A touchscreen as big as your wall

Is the touchscreen on your prized tablet too small for your liking? Do you wish your entire PC/TV screen could go the way of flicks and gestures? Well, it turns out, Munich-based startup Ubi Interactive not only has the resounding solution to those problems, but it also manages to add a more detailed feature set than you could have thought of as a bonus.
They seem to have figured out how to convert any ordinary wall into a touchscreen. Yes, not a mere screen, not a Minority Report-inspired air-flick station. An actual, huge touchscreen. How do they do this? Ubi’s system uses a Microsoft Kinect sensor to turn a regular projector into a multi-touch PC projection system, where regular PowerPoints, web pages, even games no longer require clickers or wireless mice to be navigated. By using the motion-tracking and depth-perception cameras in the Kinect, Ubi is able to detect where a user is pointing, swiping and tapping on a surface and interpret these gestures as if they were being performed on a giant touchscreen or interactive whiteboard.
“It’s all Windows touch-based gestures,” Ubi explains. “We wanted to start with an experience everyone knows, but we can open up our API for 3D gestures.

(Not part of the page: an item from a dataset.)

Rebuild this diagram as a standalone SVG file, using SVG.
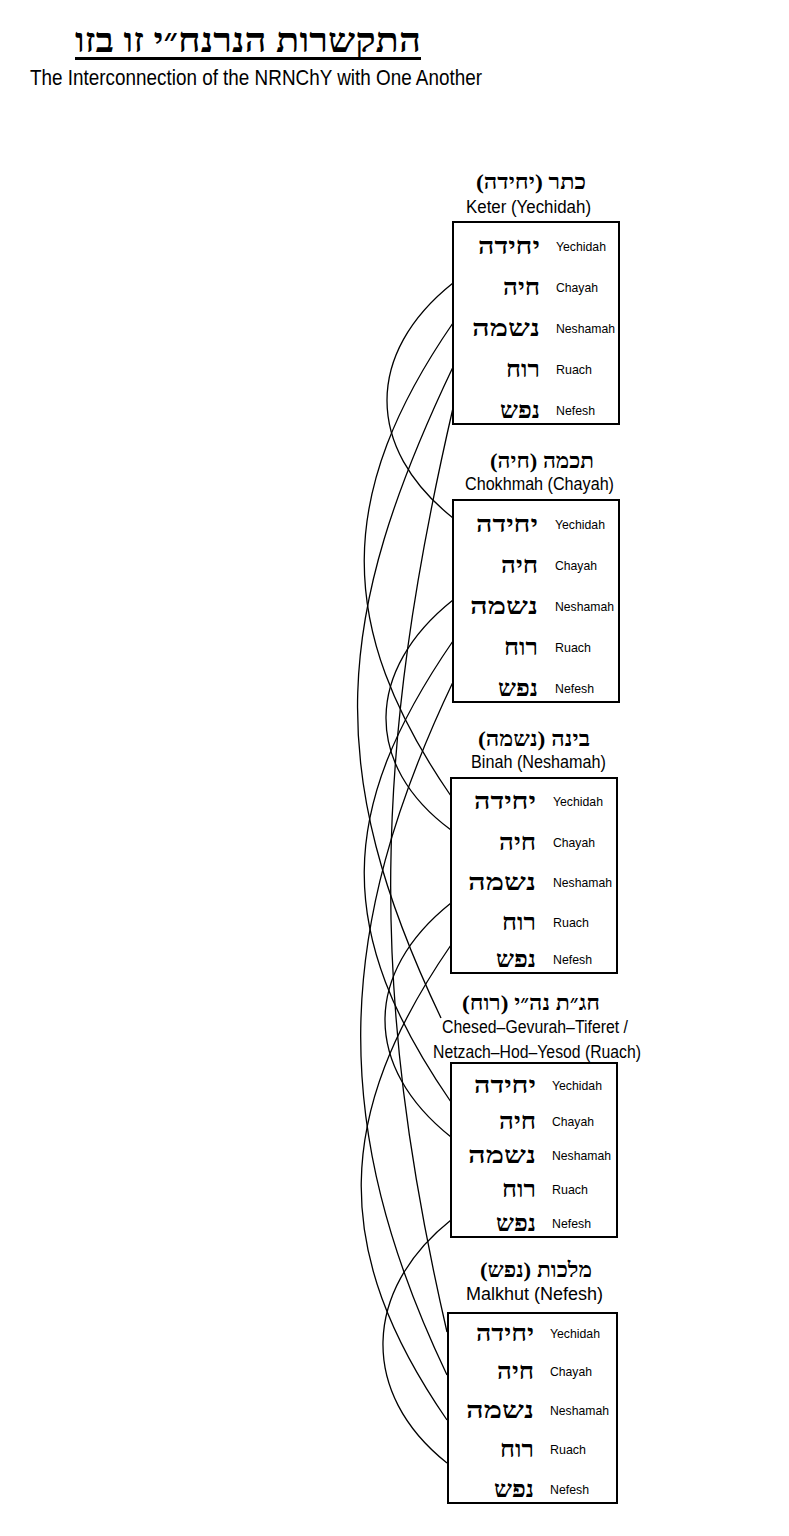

It knows exactly how far your fingertip is from the surface-when you actually touch it, that's a click; when you’re not touching, it becomes a hovering motion.”
The tech also features depth-based action. Hovering a finger over a strip of book covers projected onto a wall will let you gesture left and right to browse titles from an ebook download store’s app. Actually tapping one of the covers selects that book for download. Awesome, no? We surely think so.
What are the ramifications of such a piece of technology in your living room? I hope you can imagine. The ultimate home theater, that can respond to your gestures sounds straight out of science fiction, and thanks to Ubi, it’s now science fact. What it needs to prove next is that it can scale itself well enough to support the demands of major clients. It'll likely be an interesting business to watch over the next couple of years.